Friday, April 26, 2013
Reading Online
During the month of April, my classroom has been finishing up our non-fiction unit and we have started our poetry unit. I always like to have an over abundance of texts available so students can emerse themselves in the particular genre we are studying. I have bins and bins of high interest topic books, I pull carts full of texts from the school library and I currently have 116 books checked out in my name from the Brighton District Library! What can I say, I love books! For these two units I have also provided links on my website (under my language arts tab) for students to try some online reading. I used free resources like Tumblebooks, ducksters.com, buzzle.com, gigglepoetry.com, poetry4kids.com and many more. I have allowed the kids to choose which type of text they want to read, and of course most of them want to read online using our new Chromebooks. I created a survey for them to fill out asking their opinions about online reading versus book reading and most kids said they liked online reading better.

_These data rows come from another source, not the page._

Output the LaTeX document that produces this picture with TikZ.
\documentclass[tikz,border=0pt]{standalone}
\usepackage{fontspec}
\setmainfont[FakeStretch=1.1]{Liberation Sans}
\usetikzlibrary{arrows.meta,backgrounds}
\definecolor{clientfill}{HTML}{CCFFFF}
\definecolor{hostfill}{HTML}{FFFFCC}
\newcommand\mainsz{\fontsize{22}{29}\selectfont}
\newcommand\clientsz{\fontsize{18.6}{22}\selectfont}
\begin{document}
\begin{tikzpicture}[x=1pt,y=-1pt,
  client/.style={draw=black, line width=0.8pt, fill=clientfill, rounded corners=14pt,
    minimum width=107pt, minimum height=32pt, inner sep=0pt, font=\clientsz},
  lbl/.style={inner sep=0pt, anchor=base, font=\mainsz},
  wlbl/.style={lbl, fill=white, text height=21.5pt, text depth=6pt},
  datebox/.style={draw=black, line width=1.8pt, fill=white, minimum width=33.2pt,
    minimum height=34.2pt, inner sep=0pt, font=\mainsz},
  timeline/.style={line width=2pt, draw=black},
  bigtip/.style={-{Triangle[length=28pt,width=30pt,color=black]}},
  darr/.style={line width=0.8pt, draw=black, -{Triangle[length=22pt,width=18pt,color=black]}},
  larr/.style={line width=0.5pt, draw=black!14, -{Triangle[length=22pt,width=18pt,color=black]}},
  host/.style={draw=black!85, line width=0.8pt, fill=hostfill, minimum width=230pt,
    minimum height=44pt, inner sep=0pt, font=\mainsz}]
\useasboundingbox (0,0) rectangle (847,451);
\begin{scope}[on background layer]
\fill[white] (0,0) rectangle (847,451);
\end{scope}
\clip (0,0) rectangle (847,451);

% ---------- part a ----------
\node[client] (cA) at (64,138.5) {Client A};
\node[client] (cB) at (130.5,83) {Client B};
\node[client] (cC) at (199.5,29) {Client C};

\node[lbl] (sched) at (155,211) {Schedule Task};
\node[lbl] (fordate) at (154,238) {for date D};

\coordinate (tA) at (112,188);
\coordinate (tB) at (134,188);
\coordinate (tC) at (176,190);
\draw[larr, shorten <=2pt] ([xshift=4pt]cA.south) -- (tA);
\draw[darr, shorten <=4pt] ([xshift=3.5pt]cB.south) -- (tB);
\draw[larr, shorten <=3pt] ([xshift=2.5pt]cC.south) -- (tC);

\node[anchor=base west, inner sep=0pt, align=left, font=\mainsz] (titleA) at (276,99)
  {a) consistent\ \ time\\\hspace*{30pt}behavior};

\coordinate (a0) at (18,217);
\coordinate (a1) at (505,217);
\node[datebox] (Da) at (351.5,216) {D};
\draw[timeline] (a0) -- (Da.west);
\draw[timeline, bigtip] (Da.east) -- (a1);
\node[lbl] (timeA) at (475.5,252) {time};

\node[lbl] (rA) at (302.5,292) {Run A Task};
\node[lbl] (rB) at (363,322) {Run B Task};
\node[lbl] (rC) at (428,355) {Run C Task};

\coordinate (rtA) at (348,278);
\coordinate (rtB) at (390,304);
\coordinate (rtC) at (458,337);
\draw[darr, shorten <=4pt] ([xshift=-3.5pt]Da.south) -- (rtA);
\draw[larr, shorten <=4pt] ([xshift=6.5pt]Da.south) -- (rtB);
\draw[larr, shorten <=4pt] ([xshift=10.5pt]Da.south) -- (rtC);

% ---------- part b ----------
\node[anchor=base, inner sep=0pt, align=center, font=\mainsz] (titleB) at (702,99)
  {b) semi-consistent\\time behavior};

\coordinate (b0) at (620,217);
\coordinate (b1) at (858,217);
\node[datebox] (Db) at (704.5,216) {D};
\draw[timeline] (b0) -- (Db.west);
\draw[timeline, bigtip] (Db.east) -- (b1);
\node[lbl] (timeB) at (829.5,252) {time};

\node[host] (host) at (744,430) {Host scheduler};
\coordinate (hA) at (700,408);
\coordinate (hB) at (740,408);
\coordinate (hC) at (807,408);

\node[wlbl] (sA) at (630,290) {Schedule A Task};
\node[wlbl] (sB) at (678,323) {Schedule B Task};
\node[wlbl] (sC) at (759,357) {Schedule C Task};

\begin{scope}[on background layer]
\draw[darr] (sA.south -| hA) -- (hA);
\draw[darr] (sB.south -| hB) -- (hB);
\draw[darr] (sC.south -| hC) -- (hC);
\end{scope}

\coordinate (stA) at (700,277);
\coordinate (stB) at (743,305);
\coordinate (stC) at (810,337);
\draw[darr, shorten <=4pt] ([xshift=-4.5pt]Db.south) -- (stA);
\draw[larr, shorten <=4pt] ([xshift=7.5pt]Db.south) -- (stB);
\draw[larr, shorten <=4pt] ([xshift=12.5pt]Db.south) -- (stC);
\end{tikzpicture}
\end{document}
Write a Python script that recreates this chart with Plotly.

Some reasons they included were, "there are more topics to choose from", "I can't lose the page I left off on", and "it's more fun!". One special education student said, "I learned a lot more words as Tumblebooks were read to me and I could follow along!" I know that the implementation of this pilot is new and exciting for the kids and the novelty of it all could wear out after awhile. However, it has been great to give these students so much choice and options that seem endless. Having books and online texts available at any time of the day for the kids to go to has been ideal. I would never want books to be taken out of the picture completely. There is nothing better than a great book you can curl up on the couch with and get lost in. I see online reading as an extra bonus and a way to motivate students to take ownership in their literature choices.